Article 20: Force majeure
1. In the event of force majeure of the Other Party or Ofichem, the latter may terminate the agreement by means of a written statement to the Other Party or suspend compliance with her obligations towards the Other Party for a reasonable term without being obliged to pay any compensation.
2. Force majeure with respect to Ofichem shall include: a non-culpable shortcoming by Ofichem, a non-culpable shortcoming of third parties or suppliers engaged by Ofichem or other serious grounds on her part.
3. In any case force majeure applies to Ofichem in the following circumstances: war, revolt, mobilization, riots at home and abroad, government measures, strikes within the company of Ofichem or a threat of these and other circumstances, disruption of existing exchange rates at the time the agreement was concluded, operational failures due to fire, burglary, sabotage, power failure, internet or telephone failures, natural phenomena, (natural) disasters and suchlike, as well as transport problems and delivery problems arisen from weather conditions, roadblocks, accidents, import and export hindering measures and lack of materials.
4. If force majeure occurs when only part of the agreement has been executed, the Other Party shall be obliged to fulfill its obligations towards Ofichem until that moment.
Article 21: Cancellation, suspension
1. If the Other Party wishes to cancel the agreement prior to or during the execution thereof, Ofichem may require fixed damages from the Other Party to cover all expenses incurred and damage suffered due to termination, including any lost profit. At the option of Ofichem and dependent on all deliveries made and/or work already performed in the context of an assignment, these damages shall amount to 20 to 100% of the agreed price.
2. The Other Party shall indemnify Ofichem against any third-party claims resulting from the cancellation.
3. Ofichem may set off the damages due against all amounts already paid by the Other Party and possible counterclaims from the Other Party.

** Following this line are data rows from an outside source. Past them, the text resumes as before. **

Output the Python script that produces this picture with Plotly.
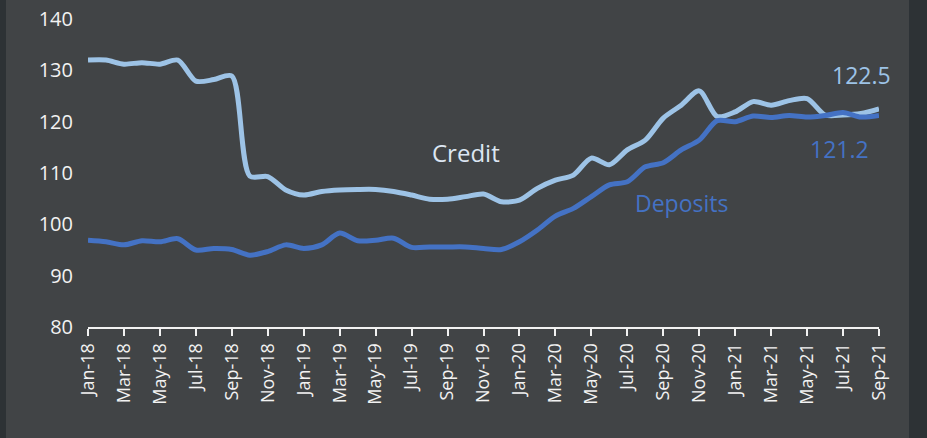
import plotly.graph_objects as go

months = ["Jan", "Feb", "Mar", "Apr", "May", "Jun", "Jul", "Aug", "Sep", "Oct", "Nov", "Dec"]
categories = [f"{m}-{y}" for y in ["18", "19", "20", "21"] for m in months][:45]

credit = [132.0, 132.0, 131.2, 131.5, 131.2, 132.0, 127.9, 128.2, 128.9, 109.4, 109.3, 106.7,
          105.7, 106.4, 106.7, 106.8, 106.8, 106.4, 105.7, 104.9, 104.9, 105.4, 105.9, 104.4,
          104.7, 107.0, 108.6, 109.6, 112.9, 111.6, 114.5, 116.4, 120.7, 123.2, 126.0, 121.0,
          121.9, 123.9, 123.2, 124.1, 124.5, 121.3, 121.3, 121.6, 122.5]
deposits = [96.9, 96.6, 96.0, 96.8, 96.6, 97.2, 95.0, 95.3, 95.1, 94.0, 94.7, 96.0,
            95.3, 96.0, 98.3, 96.8, 96.9, 97.3, 95.5, 95.6, 95.6, 95.6, 95.3, 95.1,
            96.6, 98.9, 101.6, 103.1, 105.4, 107.7, 108.3, 111.2, 112.0, 114.5, 116.4, 120.2,
            120.0, 121.1, 120.8, 121.2, 120.9, 121.2, 121.8, 120.9, 121.2]
tick_labels = categories[::2]
y_ticks = [80, 90, 100, 110, 120, 130, 140]

credit_color = "#9DC3E6"
deposit_color = "#4472C4"
font_family = "Open Sans, Noto Sans, sans-serif"

fig = go.Figure()
fig.add_trace(go.Scatter(x=categories, y=credit, mode="lines", name="Credit",
                         line=dict(color=credit_color, width=5, shape="spline", smoothing=0.8)))
fig.add_trace(go.Scatter(x=categories, y=deposits, mode="lines", name="Deposits",
                         line=dict(color=deposit_color, width=5, shape="spline", smoothing=0.8)))

fig.add_annotation(x=categories[21], y=114, text="Credit", showarrow=False,
                   font=dict(size=24, color="#DCE6F2", family=font_family), xanchor="center", yanchor="middle")
fig.add_annotation(x=categories[33], y=104.2, text="Deposits", showarrow=False,
                   font=dict(size=23, color=deposit_color, family=font_family), xanchor="center", yanchor="middle")
fig.add_annotation(x=43, y=129.1, text="122.5", showarrow=False,
                   font=dict(size=23, color=credit_color, family=font_family), xanchor="center", yanchor="middle")
fig.add_annotation(x=41.8, y=114.6, text="121.2", showarrow=False,
                   font=dict(size=23, color=deposit_color, family=font_family), xanchor="center", yanchor="middle")

# dark side strips of the slide background
fig.add_shape(type="rect", xref="paper", yref="paper", x0=-0.2, x1=-0.1037, y0=-0.5, y1=1.1,
              fillcolor="#2D3235", line=dict(width=0), layer="below")
fig.add_shape(type="rect", xref="paper", yref="paper", x0=1.038, x1=1.1, y0=-0.5, y1=1.1,
              fillcolor="#2D3235", line=dict(width=0), layer="below")

fig.update_layout(
    width=927, height=438, autosize=False,
    margin=dict(l=88, r=48, t=19, b=111, autoexpand=False),
    paper_bgcolor="#414446", plot_bgcolor="rgba(0,0,0,0)",
    showlegend=False,
    font=dict(family=font_family, color="#F2F2F2"),
)
fig.update_xaxes(type="category", range=[0, 44], tickmode="array", tickvals=tick_labels, ticktext=tick_labels,
                 tickangle=-90, tickfont=dict(size=18, color="#F2F2F2"), showgrid=False,
                 showline=True, linecolor="#F2F2F2", linewidth=2, ticks="outside", ticklen=7,
                 tickcolor="#F2F2F2", tickwidth=2, zeroline=False, automargin=False)
fig.update_yaxes(range=[80, 140], tickvals=y_ticks, tickfont=dict(size=20, color="#F2F2F2"),
                 showgrid=False, zeroline=False, showline=False, ticks="", ticklabelstandoff=14,
                 ticklabeloverflow="allow", automargin=False)

fig.write_html("out.html", config={"displayModeBar": False},
               post_script="document.body.style.margin='0';document.body.style.overflow='hidden';")
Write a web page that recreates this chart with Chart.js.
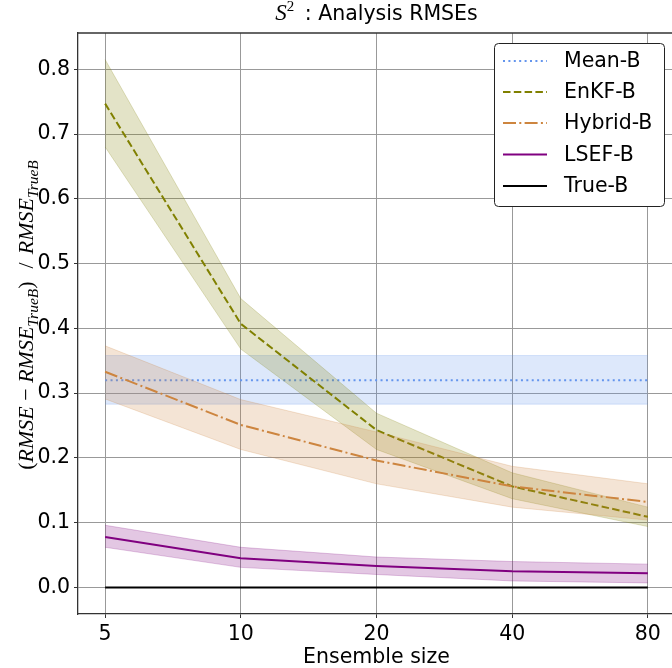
<!DOCTYPE html>
<html>
<head>
<meta charset="utf-8">
<script src="https://cdn.jsdelivr.net/npm/chart.js@4.4.1/dist/chart.umd.min.js"></script>
<style>
  html, body { margin: 0; padding: 0; overflow: hidden; background: #fff; }
</style>
</head>
<body>
<canvas id="chart" width="680" height="668"></canvas>
<script>
// ---- data ----
const ensembleSizes = [5, 10, 20, 40, 80];
const yTickValues = [0.0, 0.1, 0.2, 0.3, 0.4, 0.5, 0.6, 0.7, 0.8];

const meanB    = [0.320, 0.320, 0.320, 0.320, 0.320];
const meanBLo  = [0.283, 0.283, 0.283, 0.283, 0.283];
const meanBHi  = [0.358, 0.358, 0.358, 0.358, 0.358];

const enkfB    = [0.747, 0.407, 0.243, 0.156, 0.109];
const enkfBLo  = [0.680, 0.368, 0.213, 0.137, 0.094];
const enkfBHi  = [0.815, 0.446, 0.269, 0.177, 0.124];

const hybridB   = [0.333, 0.251, 0.196, 0.156, 0.132];
const hybridBLo = [0.291, 0.213, 0.160, 0.124, 0.104];
const hybridBHi = [0.373, 0.290, 0.240, 0.187, 0.160];

const lsefB    = [0.078, 0.045, 0.033, 0.025, 0.022];
const lsefBLo  = [0.062, 0.031, 0.020, 0.010, 0.007];
const lsefBHi  = [0.096, 0.062, 0.047, 0.040, 0.036];

const trueB    = [0, 0, 0, 0, 0];

const series = [
  { label: 'Mean-B',   line: meanB,   lo: meanBLo,   hi: meanBHi,   color: '#6495ED', band: 'rgba(100,149,237,0.22)', dash: [2, 3.4] },
  { label: 'EnKF-B',   line: enkfB,   lo: enkfBLo,   hi: enkfBHi,   color: '#808000', band: 'rgba(128,128,0,0.22)',   dash: [7.5, 3.3] },
  { label: 'Hybrid-B', line: hybridB, lo: hybridBLo, hi: hybridBHi, color: '#CD853F', band: 'rgba(205,133,63,0.22)',  dash: [13, 3.3, 2, 3.3] },
  { label: 'LSEF-B',   line: lsefB,   lo: lsefBLo,   hi: lsefBHi,   color: '#800080', band: 'rgba(128,0,128,0.22)',   dash: [] },
  { label: 'True-B',   line: trueB,   lo: null,      hi: null,      color: '#000000', band: null,                      dash: [] }
];

const toPts = arr => arr.map((v, i) => ({ x: ensembleSizes[i], y: v }));

const datasets = [];
series.forEach(s => {
  if (s.lo) {
    const loIdx = datasets.length;
    datasets.push({ data: toPts(s.lo), borderColor: s.band, backgroundColor: s.band, borderWidth: 1, pointRadius: 0, fill: false });
    datasets.push({ data: toPts(s.hi), borderColor: s.band, backgroundColor: s.band, borderWidth: 1, pointRadius: 0, fill: loIdx });
  }
  datasets.push({ label: s.label, data: toPts(s.line), borderColor: s.color, borderWidth: 2, borderDash: s.dash, pointRadius: 0, fill: false });
});
// later datasets on top, like matplotlib
datasets.forEach((d, i) => { d.order = datasets.length - i; });

// ---- rich text helper (subscripts / superscripts) ----
function drawParts(ctx, parts, cx, baseline) {
  let total = 0;
  parts.forEach(p => {
    if (p.gap) { total += p.gap; return; }
    ctx.font = p.f;
    p.w = ctx.measureText(p.t).width;
    total += p.w;
  });
  let x = cx - total / 2;
  ctx.textAlign = 'left';
  ctx.textBaseline = 'alphabetic';
  parts.forEach(p => {
    if (p.gap) { x += p.gap; return; }
    ctx.font = p.f;
    ctx.fillText(p.t, x, baseline + (p.dy || 0));
    x += p.w;
  });
}

const serif = '22px "Liberation Serif"';
const serifIt = 'italic 22px "Liberation Serif"';
const serifSub = 'italic 15.5px "Liberation Serif"';
const sans = '20.5px "DejaVu Sans"';

const decorations = {
  id: 'decorations',
  afterDraw(chart) {
    const { ctx, chartArea: a } = chart;
    ctx.save();
    // top spine
    ctx.strokeStyle = '#333';
    ctx.lineWidth = 1.3;
    ctx.beginPath();
    ctx.moveTo(a.left, a.top);
    ctx.lineTo(a.right, a.top);
    ctx.stroke();

    ctx.fillStyle = '#000';
    // title
    drawParts(ctx, [
      { t: 'S', f: 'italic 23px "Liberation Serif"' },
      { t: '2', f: '15px "Liberation Serif"', dy: -9 },
      { gap: 4 },
      { t: ' : Analysis RMSEs', f: sans }
    ], (a.left + a.right) / 2, 20);

    // x label
    drawParts(ctx, [{ t: 'Ensemble size', f: sans }], (a.left + a.right) / 2, 663);

    // y label, rotated
    ctx.save();
    ctx.translate(33, 315);
    ctx.rotate(-Math.PI / 2);
    drawParts(ctx, [
      { t: '(', f: serif },
      { t: 'RMSE', f: serifIt },
      { t: ' \u2212 ', f: serif },
      { t: 'RMSE', f: serifIt },
      { t: 'TrueB', f: serifSub, dy: 5 },
      { t: ')', f: serif },
      { gap: 13 },
      { t: '/', f: serif },
      { gap: 8 },
      { t: 'RMSE', f: serifIt },
      { t: 'TrueB', f: serifSub, dy: 5 }
    ], 0, 0);
    ctx.restore();

    // legend
    const bx = 494, by = 43, bw = 170, bh = 163;
    ctx.fillStyle = '#fff';
    ctx.strokeStyle = '#222';
    ctx.lineWidth = 1;
    ctx.setLineDash([]);
    ctx.beginPath();
    ctx.roundRect(bx + 0.5, by + 0.5, bw, bh, 4);
    ctx.fill();
    ctx.stroke();
    const rowY = [61, 92, 123, 154.5, 186];
    series.forEach((s, i) => {
      ctx.strokeStyle = s.color;
      ctx.lineWidth = 2;
      ctx.setLineDash(s.dash);
      ctx.beginPath();
      ctx.moveTo(503, rowY[i]);
      ctx.lineTo(547, rowY[i]);
      ctx.stroke();
      ctx.setLineDash([]);
      ctx.fillStyle = '#000';
      ctx.font = sans;
      ctx.textAlign = 'left';
      ctx.textBaseline = 'middle';
      ctx.fillText(s.label, 564, rowY[i] + 1);
    });
    ctx.restore();
  }
};

new Chart(document.getElementById('chart'), {
  type: 'line',
  data: { datasets },
  options: {
    responsive: false,
    animation: false,
    devicePixelRatio: 1,
    layout: { padding: { top: 33, right: 5, left: 0, bottom: 0 } },
    plugins: {
      legend: { display: false },
      tooltip: { enabled: false },
      filler: { propagate: false }
    },
    scales: {
      x: {
        type: 'logarithmic',
        min: 4.353,
        max: 91.9,
        afterFit: s => { s.height = 54; },
        afterBuildTicks: s => { s.ticks = ensembleSizes.map(v => ({ value: v })); },
        grid: { color: '#999', lineWidth: 1, tickLength: 4, tickColor: '#333' },
        border: { color: '#333', width: 1.3 },
        ticks: {
          autoSkip: false, maxRotation: 0, padding: 4,
          color: '#000', font: { family: 'DejaVu Sans', size: 20.5 },
          callback: v => String(v)
        }
      },
      y: {
        type: 'linear',
        min: -0.041,
        max: 0.856,
        afterFit: s => { s.width = 78; },
        afterBuildTicks: s => { s.ticks = yTickValues.map(v => ({ value: v })); },
        grid: { color: '#999', lineWidth: 1, tickLength: 4, tickColor: '#333' },
        border: { color: '#333', width: 1.3 },
        ticks: {
          padding: 4,
          color: '#000', font: { family: 'DejaVu Sans', size: 20.5 },
          callback: v => v.toFixed(1)
        }
      }
    }
  },
  plugins: [decorations]
});
</script>
</body>
</html>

4. Should the execution of the agreement be suspended at the request of the Other Party, the costs incurred for the deliveries/work that are carried out and the delivered services, shall be immediately due and payable and Ofichem will have the right to charge these to the Other Party. This also applies to all costs incurred or costs resulting from the suspension.
5. Costs Ofichem incurs as a result of resumed deliveries, work and/or services are at the expense of the Other Party. If the execution of the agreement cannot be resumed after the suspension, Ofichem may terminate the agreement by means of a written statement to the Other Party.
Article 22: Applicable law, jurisdiction
1. The agreement concluded between the Parties is exclusively governed by Dutch law.
2. The applicability of the Vienna Sales Convention (CISG) is explicitly excluded.
3. Any disputes will be submitted to the competent court in the place where Ofichem is established, although Ofichem shall always retain the right to submit a dispute to the competent court in the place where the Other Party is established.
4. If the Other Party is established outside the Netherlands, Ofichem shall have the option to submit the dispute to the competent court in the country or the state where the Other Party is established.